_WHAT TO DO_.
Omit any picture, and return the remaining data exactly as written.

[Figure scripts]
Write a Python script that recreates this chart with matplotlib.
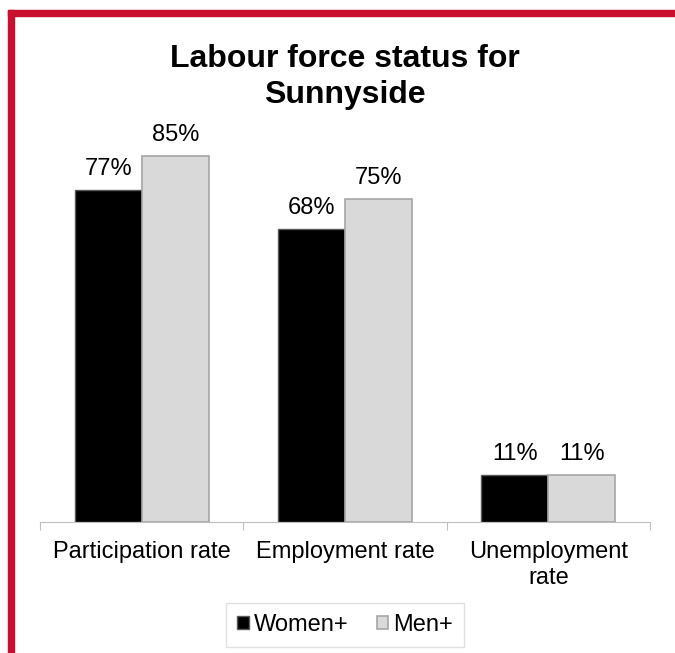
import matplotlib.pyplot as plt
import numpy as np
from matplotlib.patches import Rectangle

categories = ['Participation rate', 'Employment rate', 'Unemployment\nrate']
women = [77, 68, 11]
men = [85, 75, 11]
series_names = ['Women+', 'Men+']

plt.rcParams['font.family'] = ['Liberation Sans', 'DejaVu Sans']

fig = plt.figure(figsize=(6.75, 6.53), dpi=100)
ax = fig.add_axes([40 / 675, 1 - 522 / 653, 610 / 675, 431 / 653])

x = np.arange(len(categories))
w = 0.33
b1 = ax.bar(x - w / 2, women, w, color='black', edgecolor='#595959', linewidth=1, label=series_names[0])
b2 = ax.bar(x + w / 2, men, w, color='#D9D9D9', edgecolor='#A6A6A6', linewidth=1.2, label=series_names[1])

for bars in (b1, b2):
    for r in bars:
        ax.annotate(f'{r.get_height():.0f}%', (r.get_x() + r.get_width() / 2, r.get_height()),
                    xytext=(0, 7), textcoords='offset points', ha='center', va='bottom', fontsize=17)

ax.set_xlim(-0.5, 2.5)
ax.set_ylim(0, 100)
ax.set_yticks([])
for s in ['top', 'right', 'left']:
    ax.spines[s].set_visible(False)
ax.spines['bottom'].set_color('#BFBFBF')
ax.set_xticks([-0.5, 0.5, 1.5, 2.5], minor=False)
ax.set_xticklabels([])
ax.tick_params(axis='x', which='major', length=6, color='#BFBFBF')
ax.set_xticks(x, minor=True)
ax.set_xticklabels(categories, minor=True, fontsize=17, linespacing=1.2)
ax.tick_params(axis='x', which='minor', length=0, pad=14)

fig.text(345 / 675, 1 - 77 / 653, 'Labour force status for\nSunnyside', ha='center', va='center',
         fontsize=23, fontweight='bold', linespacing=1.25)

leg = fig.legend(loc='center', bbox_to_anchor=(345 / 675, 1 - 625 / 653), ncol=2, fontsize=17,
                 handlelength=0.5, handleheight=0.5, handletextpad=0.2, columnspacing=1.2,
                 fancybox=False, edgecolor='#D9D9D9', borderpad=0.45, borderaxespad=0)

fig.patches.append(Rectangle((8 / 675, 0), 6 / 675, 1 - 10 / 653, transform=fig.transFigure,
                             color='#C8102E', zorder=10))
fig.patches.append(Rectangle((8 / 675, 1 - 16 / 653), 1, 6 / 653, transform=fig.transFigure,
                             color='#C8102E', zorder=10))

fig.savefig('out.png', dpi=100)
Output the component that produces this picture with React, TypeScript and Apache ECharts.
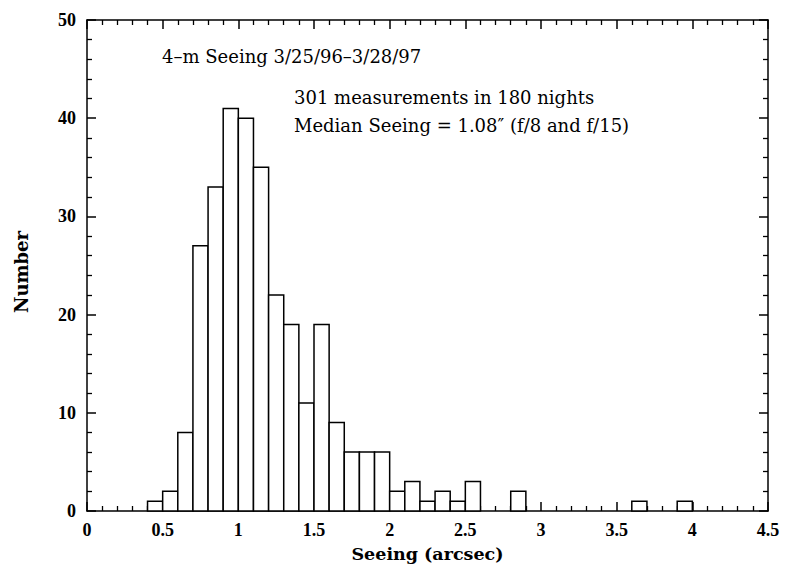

_RESULT OF THIS EXERCISE_.
Write a Python script that recreates this chart with matplotlib.
import matplotlib.pyplot as plt
import numpy as np
from matplotlib.patches import Rectangle

categories = ['Participation rate', 'Employment rate', 'Unemployment\nrate']
women = [77, 68, 11]
men = [85, 75, 11]
series_names = ['Women+', 'Men+']

plt.rcParams['font.family'] = ['Liberation Sans', 'DejaVu Sans']

fig = plt.figure(figsize=(6.75, 6.53), dpi=100)
ax = fig.add_axes([40 / 675, 1 - 522 / 653, 610 / 675, 431 / 653])

x = np.arange(len(categories))
w = 0.33
b1 = ax.bar(x - w / 2, women, w, color='black', edgecolor='#595959', linewidth=1, label=series_names[0])
b2 = ax.bar(x + w / 2, men, w, color='#D9D9D9', edgecolor='#A6A6A6', linewidth=1.2, label=series_names[1])

for bars in (b1, b2):
    for r in bars:
        ax.annotate(f'{r.get_height():.0f}%', (r.get_x() + r.get_width() / 2, r.get_height()),
                    xytext=(0, 7), textcoords='offset points', ha='center', va='bottom', fontsize=17)

ax.set_xlim(-0.5, 2.5)
ax.set_ylim(0, 100)
ax.set_yticks([])
for s in ['top', 'right', 'left']:
    ax.spines[s].set_visible(False)
ax.spines['bottom'].set_color('#BFBFBF')
ax.set_xticks([-0.5, 0.5, 1.5, 2.5], minor=False)
ax.set_xticklabels([])
ax.tick_params(axis='x', which='major', length=6, color='#BFBFBF')
ax.set_xticks(x, minor=True)
ax.set_xticklabels(categories, minor=True, fontsize=17, linespacing=1.2)
ax.tick_params(axis='x', which='minor', length=0, pad=14)

fig.text(345 / 675, 1 - 77 / 653, 'Labour force status for\nSunnyside', ha='center', va='center',
         fontsize=23, fontweight='bold', linespacing=1.25)

leg = fig.legend(loc='center', bbox_to_anchor=(345 / 675, 1 - 625 / 653), ncol=2, fontsize=17,
                 handlelength=0.5, handleheight=0.5, handletextpad=0.2, columnspacing=1.2,
                 fancybox=False, edgecolor='#D9D9D9', borderpad=0.45, borderaxespad=0)

fig.patches.append(Rectangle((8 / 675, 0), 6 / 675, 1 - 10 / 653, transform=fig.transFigure,
                             color='#C8102E', zorder=10))
fig.patches.append(Rectangle((8 / 675, 1 - 16 / 653), 1, 6 / 653, transform=fig.transFigure,
                             color='#C8102E', zorder=10))

fig.savefig('out.png', dpi=100)
Output the component that produces this picture with React, TypeScript and Apache ECharts.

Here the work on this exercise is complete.